Adjustments under this Article 16 related to shares of Stock or other Capital Stock of the Company shall be made by the Committee, whose determination in that respect shall be final, binding, and conclusive. No fractional shares or other securities shall be issued pursuant to any such adjustment, and any fractions resulting from any such adjustment shall be eliminated in each case by rounding downward to the nearest whole share.
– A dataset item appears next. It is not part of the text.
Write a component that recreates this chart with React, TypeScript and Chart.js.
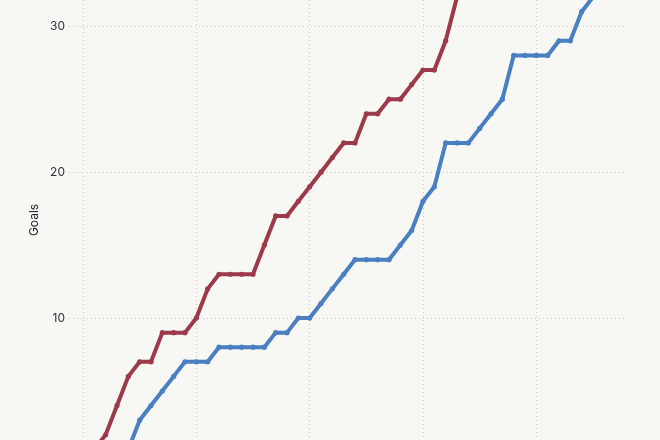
import React, { useEffect, useRef } from "react";
import { Chart, registerables } from "chart.js";

Chart.register(...registerables);

const rounds = [
  "0", "1", "2", "3", "4", "5", "6", "7", "8", "9",
  "10", "11", "12", "13", "14", "15", "16", "17", "18", "19",
  "20", "21", "22", "23", "24", "25", "26", "27", "28", "29",
  "30", "31", "32", "33", "34", "35", "36", "37", "38", "39",
  "40", "41", "42", "43", "44", "45", "46", "47", "48",
];

const redGoals: (number | null)[] = [
  null, 1, 2, 4, 6, 7, 7, 9, 9, 9,
  10, 12, 13, 13, 13, 13, 15, 17, 17, 18,
  19, 20, 21, 22, 22, 24, 24, 25, 25, 26,
  27, 27, 29, 32,
];

const blueGoals: (number | null)[] = [
  null, null, null, null, 1, 3, 4, 5, 6, 7,
  7, 7, 8, 8, 8, 8, 8, 9, 9, 10,
  10, 11, 12, 13, 14, 14, 14, 14, 15, 16,
  18, 19, 22, 22, 22, 23, 24, 25, 28, 28,
  28, 28, 29, 29, 31, 32,
];

const yTicks = [10, 20, 30];

const RED = "#9c3a4b";
const BLUE = "#4a7fc2";
const GRID = "#c9c9c4";

export default function App() {
  const ref = useRef<HTMLCanvasElement | null>(null);

  useEffect(() => {
    if (!ref.current) return;
    const chart = new Chart(ref.current, {
      type: "line",
      data: {
        labels: rounds,
        datasets: [
          {
            label: "Red",
            data: redGoals,
            borderColor: RED,
            backgroundColor: RED,
            borderWidth: 4,
            pointRadius: 2.6,
            pointBorderWidth: 0,
            pointBackgroundColor: RED,
            borderJoinStyle: "round",
            borderCapStyle: "round",
            tension: 0,
          },
          {
            label: "Blue",
            data: blueGoals,
            borderColor: BLUE,
            backgroundColor: BLUE,
            borderWidth: 4,
            pointRadius: 2.6,
            pointBorderWidth: 0,
            pointBackgroundColor: BLUE,
            borderJoinStyle: "round",
            borderCapStyle: "round",
            tension: 0,
          },
        ],
      },
      options: {
        responsive: false,
        animation: false,
        maintainAspectRatio: false,
        layout: { padding: { left: 0, top: 0, bottom: 0, right: 33 }, autoPadding: false },
        plugins: {
          legend: { display: false },
          tooltip: { enabled: false },
        },
        scales: {
          x: {
            type: "category",
            offset: false,
            ticks: { display: false },
            border: { display: false, dash: [1, 3] },
            grid: {
              drawTicks: false,
              color: (ctx: any) => (ctx.index % 10 === 0 ? GRID : "rgba(0,0,0,0)"),
              lineWidth: 1,
            },
            afterFit: (scale: any) => {
              scale.height = 0;
              scale.paddingLeft = 0;
              scale.paddingRight = 0;
            },
          },
          y: {
            type: "linear",
            min: 1.64,
            max: 31.8,
            afterBuildTicks: (scale: any) => {
              scale.ticks = yTicks.map((v) => ({ value: v }));
            },
            ticks: {
              color: "#333",
              font: { family: "Inter", size: 12 },
              padding: 4,
              includeBounds: false,
            },
            border: { display: false, dash: [1, 3] },
            grid: {
              color: GRID,
              lineWidth: 1,
              tickLength: 14,
              tickBorderDash: [1, 3],
              tickColor: GRID,
            },
            title: {
              display: true,
              text: "Goals",
              color: "#222",
              font: { family: "Inter", size: 12 },
              padding: { top: 27, bottom: 0 },
            },
            afterFit: (scale: any) => {
              scale.width = 83;
              scale.paddingTop = 0;
              scale.paddingBottom = 0;
            },
          },
        },
      },
    });
    return () => chart.destroy();
  }, []);

  return (
    <div style={{ width: 660, height: 440, background: "#f7f7f3", position: "fixed", left: 0, top: 0 }}>
      <canvas ref={ref} width={660} height={440} style={{ width: 660, height: 440, display: "block" }} />
    </div>
  );
}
The Committee may provide in the applicable Award Agreement as of the Grant Date, in another agreement with the Grantee, or otherwise in writing at any time thereafter with the consent of the Grantee, for different provisions to apply to an Award in place of those provided in Sections 16.1, 16.2, 16.3, and 16.4. This Article 16 shall not limit the Committee’s ability to provide for alternative treatment of Awards outstanding under the Plan in the event of a change in control event involving the Company that is not a Sale Event.

 

16.6 No Limitations on Company

 

The making of Awards pursuant to the Plan shall not affect or limit in any way the right or power of the Company to make adjustments, reclassifications, reorganizations, or changes of its capital or business structure or to merge, consolidate, dissolve, or liquidate, or to sell or transfer all or any part of its business or assets (including all or any part of the business or assets of any Subsidiary or other Affiliate) or to engage in any other transaction or activity.

 

17. PARACHUTE LIMITATIONS

 

If any Grantee is a Disqualified Individual, then, notwithstanding any other provision of the Plan or of any Other Agreement to the contrary and notwithstanding any Benefit Arrangement, any right of the Grantee to any exercise, vesting, payment, or benefit under the Plan shall be reduced or eliminated:

 

(a) to the extent that such right to exercise, vesting, payment, or benefit, taking into account all other rights, payments, or benefits to or for the Grantee under the Plan, all Other Agreements, and all Benefit Arrangements, would cause any exercise, vesting, payment, or benefit to the Grantee under the Plan to be considered a Parachute Payment; and
   
(b) if, as a result of receiving such Parachute Payment, the aggregate after-tax amounts received by the Grantee from the Company under the Plan, all Other Agreements, and all Benefit Arrangements would be less than the maximum after-tax amount that could be received by the Grantee without causing any such payment or benefit to be considered a Parachute Payment.

 

Except as required by Code Section 409A or to the extent that Code Section 409A permits discretion, the Committee shall have the right, in the Committee’s sole discretion, to designate those rights, payments, or benefits under the Plan, all Other Agreements, and all Benefit Arrangements that should be reduced or eliminated so as to avoid having such rights, payments, or benefits be considered a Parachute Payment; provided, however, to the extent any payment or benefit constitutes deferred compensation under Code Section 409A, in order to comply with Code Section 409A, the Company shall instead accomplish such reduction by first reducing or eliminating any cash payments (with the payments to be made furthest in the future being reduced first), then by reducing or eliminating any accelerated vesting of Performance-Based Awards, then by reducing or eliminating any accelerated vesting of Options or SARs, then by reducing or eliminating any accelerated vesting of Restricted Stock, Restricted Stock Units, or Deferred Stock Units, then by reducing or eliminating any other remaining Parachute Payments.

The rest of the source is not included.